The art of snowmaking

0

The snow has started to fall. But let’s be honest. To really get the ski and snowboarding season up and running in style, Mother Nature needs a bit of help. A push in the right direction. A jolt of winter.

Some snow. And any kind of snow will do.

Enter snowmaking. Without it, many Colorado ski areas would face a fickle opening date. With it, some consistency is created.

It’s true that aficionados of skiing and snowboarding look down upon man-made snow. It’s also true that they have a point: Mother Nature still does a better job, and there’s nothing quite like two feet of Mom’s finest coating your favorite mountain. But snowmaking allows resorts to open sooner, when there may be plenty of powder on the upper slopes but the lower mountain is snow-challenged. Man-made snow also allows for other things, like Breckenridge’s massive terrain park or Copper Mountain’s halfpipe at the bottom of the mountain. And man-made snow also lays down the kind of hard, fast and slippery surface essential for Beaver Creek’s Birds Of Prey World Cup races, where athletes expect and need a firm, icy surface not only for speed (these guys clock in at just over 80 mph in the downhill races) but also for safety. The harder snow surface withstands racers’ edges better, and maintains a consistency not found with natural snow.

While most of us won’t be bombing down any World Cup race courses in the near future, the fact remains that snowmaking benefits us. Among other things, it allows us to start our season earlier.

“Our average opening day is the 15th of October,” says Loveland Ski Area’s John Sellers. “The cold temperatures and our location help, but snowmaking is essential to getting things going in October.”

According to Sellers, Loveland utilizes two types of snowmaking devices, fan guns and nozzle guns. Fan guns look a lot like what the name suggests. They’re oversized tubes, like a massive Coke can cut in half. Inside the tube, water and air are combined, and a fan pushes the resulting mixture into the air, which crystallizes and falls on the slopes as snow. Nozzle guns look like something left over from a sci-fi flick, with a long nozzle combining pressured air and water to make the snow.

“These guns are better in marginal conditions,” Sellers says of Loveland’s nozzle guns. “On warmer nights, we can still make snow.”

The key, says Sellers, is a magical combination of low temperatures combined with low humidity.

“The colder and dryer it is, the more productive we can be,” he says, noting that Loveland’s high base elevation of 10,800 feet also helps. “We start at the top, where it’s higher and colder, and work our way down.”

As usual, Loveland went up against Arapahoe Basin to be the first central Rocky Mountain resort to open, a race that is, according to Sellers, “good natured and fun.” Both ski areas, however, were trumped by Southern Colorado ski area Wolf Creek, which pulled off something of a coup when the mountain opened on Oct. 8 with a 36-inch base of natural snow.
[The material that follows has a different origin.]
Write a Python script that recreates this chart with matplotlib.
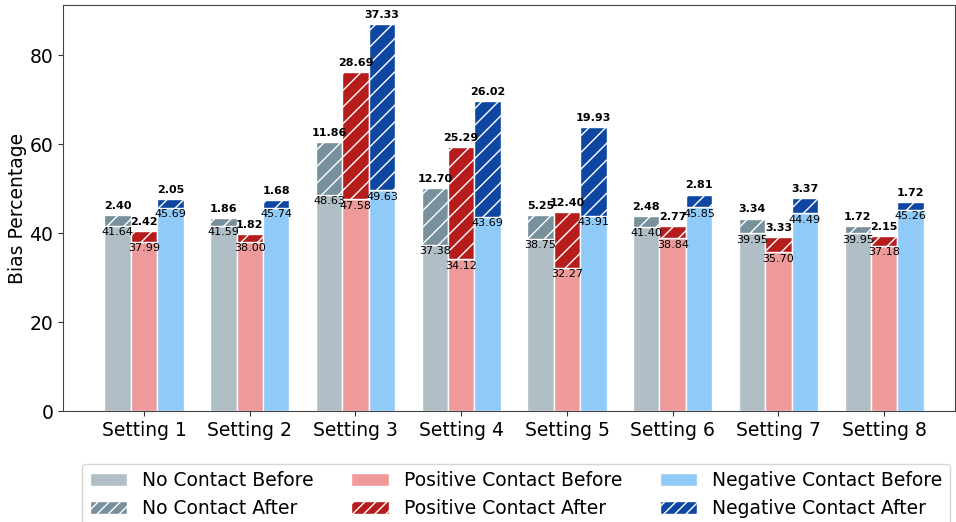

While Loveland lost the race this year — A-Basin opened Oct. 13 — for Vail, getting open is more of a planned event. Scheduled to open on Nov. 18, the resort relies on snowmaking to ensure that the lifts start running as scheduled. Still, even with snowmaking, conditions can vary wildly, from one run and one lift available on opening day to last year’s insane powder fest, which illustrates what happens when Mother Nature decides to cooperate.

“Oh yeah, I’d love to have another opening day like last year,” laughs Paul Fillon, senior director of mountain operations for Vail. “Mother Nature really helped us out.”

According to Fillon, rather than making snow as soon as temperatures allow (which is right now), the resort has a schedule and sticks to it. That means commencing snowmaking on Nov. 1, with an eye towards getting limited terrain open by the resort’s scheduled opening day, regardless of what happens with the weather.

“We make snow with an eye towards production,” says Fillon. “Making snow is expensive, you have to pump water up the mountain, there are all these costs that go into the process.”

That reason, according to Fillon, means that although today’s high-tech snowmaking guns can make powder, they’ll more likely be laying down a base that stands up to grooming and skier traffic than trying to reproduce the best that nature has to offer.

“Because of the costs, with any system you want to optimize production,” says Fillon, who says that Vail relies on a variety of types of guns to ensure that the mountain opens on schedule. “We have fan guns, tower guns, about five different types, including energy-efficient guns.”

“It’s a bit art and a bit science,” adds Fillon. “With most guns, there’s pressurized water and air being pumped through the system, and the snowmaker is making adjustments at the gun.”

While this system works, it’s up to the snowmaker to judge the right mix for the current humidity and temperature, variables that can change hour to hour and even minute to minute.

“Automated technology takes the variables out of it,” says Fillon. “There are new systems that are completely automated, and they are very good at what they do.”

Still, despite this technology, it’s a good idea, according to Fillon, to pray for a bit of help from Mother Nature if you’re a skier or snowboarder.

“We can get pretty close with our technology,” says Fillon of the manmade snow that you’ll find at Vail.

“But we’ll never be able to match Mother Nature.”